_Task:_
Your task is to retype, word for word, the lines from the start of the data through the line holding "-14.6, -12.5, -11.2]". Do not include the pictures.

_Dataset extract:_

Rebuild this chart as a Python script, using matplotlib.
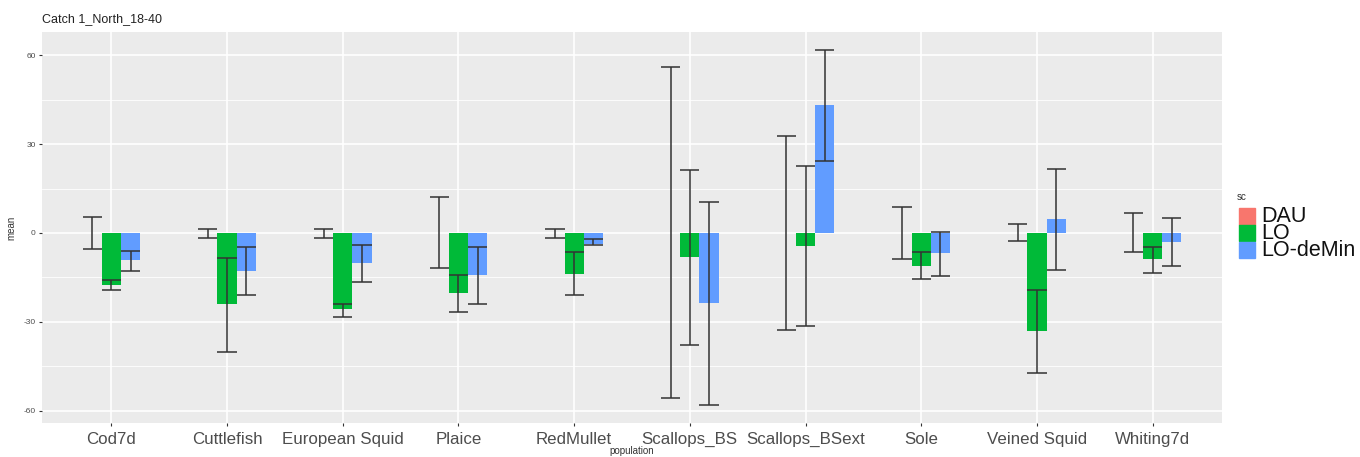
import numpy as np
import matplotlib
matplotlib.use("Agg")
import matplotlib.pyplot as plt
from matplotlib.patches import Rectangle

plt.rcParams["font.family"] = ["Liberation Sans", "DejaVu Sans"]
plt.rcParams["axes.unicode_minus"] = False

populations = ["Cod7d", "Cuttlefish", "European Squid", "Plaice", "RedMullet",
               "Scallops_BS", "Scallops_BSext", "Sole", "Veined Squid", "Whiting7d"]
scenarios = ["DAU", "LO", "LO-deMin"]

# mean per scenario and population
mean_dau = [0, 0, 0, 0, 0, 0, 0, 0, 0, 0]
mean_lo = [-17.7, -24.1, -25.8, -20.2, -13.7, -8.0, -4.4, -11.0, -33.1, -8.7]
mean_demin = [-9.2, -12.9, -10.2, -14.2, -3.8, -23.5, 43.1, -6.7, 4.8, -2.9]

# interval ends for the error bars
upper_dau = [5.3, 1.5, 1.5, 12.2, 1.4, 56.1, 32.9, 8.7, 2.9, 6.6]
lower_dau = [-5.3, -1.6, -1.6, -12.0, -1.6, -55.9, -32.8, -8.7, -2.8, -6.4]
upper_lo = [-15.9, -8.4, -23.9, -14.2, -6.5, 21.2, 22.5, -6.5, -19.1, -4.8]
lower_lo = [-19.3, -40.2, -28.4, -26.6, -20.9, -37.7, -31.4, -15.5, -47.2, -13.4]
upper_demin = [-6.1, -4.8, -4.1, -4.7, -2.2, 10.4, 61.9, 0.4, 21.7, 5.1]
lower_demin = [-12.9, -21.1, -16.6, -24.1, -3.9, -58.2, 24.3, -14.6, -12.5, -11.2]

colors = ["#F8766D", "#00BA38", "#619CFF"]
means = [mean_dau, mean_lo, mean_demin]
uppers = [upper_dau, upper_lo, upper_demin]
lowers = [lower_dau, lower_lo, lower_demin]

fig = plt.figure(figsize=(13.6, 4.57), dpi=100)
ax = fig.add_axes([0.0309, 0.0744, 0.8676, 0.8556])
ax.set_facecolor("#EBEBEB")

x = np.arange(1, len(populations) + 1)
w = 1 / 6
for k in range(3):
    pos = x + (k - 1) * w
    ax.bar(pos, means[k], width=w, color=colors[k], zorder=2)
    ax.vlines(pos, lowers[k], uppers[k], color="#333333", lw=1.1, zorder=3)
    ax.hlines(uppers[k], pos - w / 2, pos + w / 2, color="#333333", lw=1.1, zorder=3)
    ax.hlines(lowers[k], pos - w / 2, pos + w / 2, color="#333333", lw=1.1, zorder=3)

ax.set_xlim(0.4, len(populations) + 0.6)
ax.set_ylim(-64.2, 67.9)
ax.set_xticks(x)
ax.set_xticklabels(populations, fontsize=12.2, color="#4D4D4D")
ax.set_yticks([-60, -30, 0, 30, 60])
ax.set_yticks([-45, -15, 15, 45], minor=True)
ax.tick_params(axis="y", which="major", labelsize=6, labelcolor="#4D4D4D",
               color="#333333", length=2.5, width=0.8, pad=2)
ax.tick_params(axis="y", which="minor", length=0)
ax.tick_params(axis="x", color="#333333", length=2.5, width=0.8, pad=4)
ax.grid(which="major", color="white", lw=1.2, zorder=0)
ax.grid(which="minor", axis="y", color="white", lw=0.6, zorder=0)
ax.set_axisbelow(True)
for s in ax.spines.values():
    s.set_visible(False)

ax.set_ylabel("mean", fontsize=7, color="#333333", labelpad=5)
fig.text(632 / 1360, 1 - 451 / 457, "population", fontsize=7, color="#333333",
         ha="center", va="center")
fig.text(0.0309, 0.945, "Catch 1_North_18-40", fontsize=9, color="#222222",
         ha="left", va="bottom")

# legend drawn by hand so the keys sit close together
fig.text(1237 / 1360, 1 - 197 / 457, "sc", fontsize=7, color="#333333",
         ha="left", va="center")
for k, name in enumerate(scenarios):
    top = 208 + k * 16.8
    fig.patches.append(Rectangle((1239 / 1360, 1 - (top + 16.5) / 457), 16 / 1360,
                                 16.5 / 457, transform=fig.transFigure,
                                 color=colors[k]))
    fig.text(1261 / 1360, 1 - (top + 9) / 457, name, fontsize=15.5,
             color="#111111", ha="left", va="center")

fig.savefig("out.png", dpi=100)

_The output:_
Rebuild this chart as a Python script, using matplotlib.
import numpy as np
import matplotlib
matplotlib.use("Agg")
import matplotlib.pyplot as plt
from matplotlib.patches import Rectangle

plt.rcParams["font.family"] = ["Liberation Sans", "DejaVu Sans"]
plt.rcParams["axes.unicode_minus"] = False

populations = ["Cod7d", "Cuttlefish", "European Squid", "Plaice", "RedMullet",
               "Scallops_BS", "Scallops_BSext", "Sole", "Veined Squid", "Whiting7d"]
scenarios = ["DAU", "LO", "LO-deMin"]

# mean per scenario and population
mean_dau = [0, 0, 0, 0, 0, 0, 0, 0, 0, 0]
mean_lo = [-17.7, -24.1, -25.8, -20.2, -13.7, -8.0, -4.4, -11.0, -33.1, -8.7]
mean_demin = [-9.2, -12.9, -10.2, -14.2, -3.8, -23.5, 43.1, -6.7, 4.8, -2.9]

# interval ends for the error bars
upper_dau = [5.3, 1.5, 1.5, 12.2, 1.4, 56.1, 32.9, 8.7, 2.9, 6.6]
lower_dau = [-5.3, -1.6, -1.6, -12.0, -1.6, -55.9, -32.8, -8.7, -2.8, -6.4]
upper_lo = [-15.9, -8.4, -23.9, -14.2, -6.5, 21.2, 22.5, -6.5, -19.1, -4.8]
lower_lo = [-19.3, -40.2, -28.4, -26.6, -20.9, -37.7, -31.4, -15.5, -47.2, -13.4]
upper_demin = [-6.1, -4.8, -4.1, -4.7, -2.2, 10.4, 61.9, 0.4, 21.7, 5.1]
lower_demin = [-12.9, -21.1, -16.6, -24.1, -3.9, -58.2, 24.3, -14.6, -12.5, -11.2]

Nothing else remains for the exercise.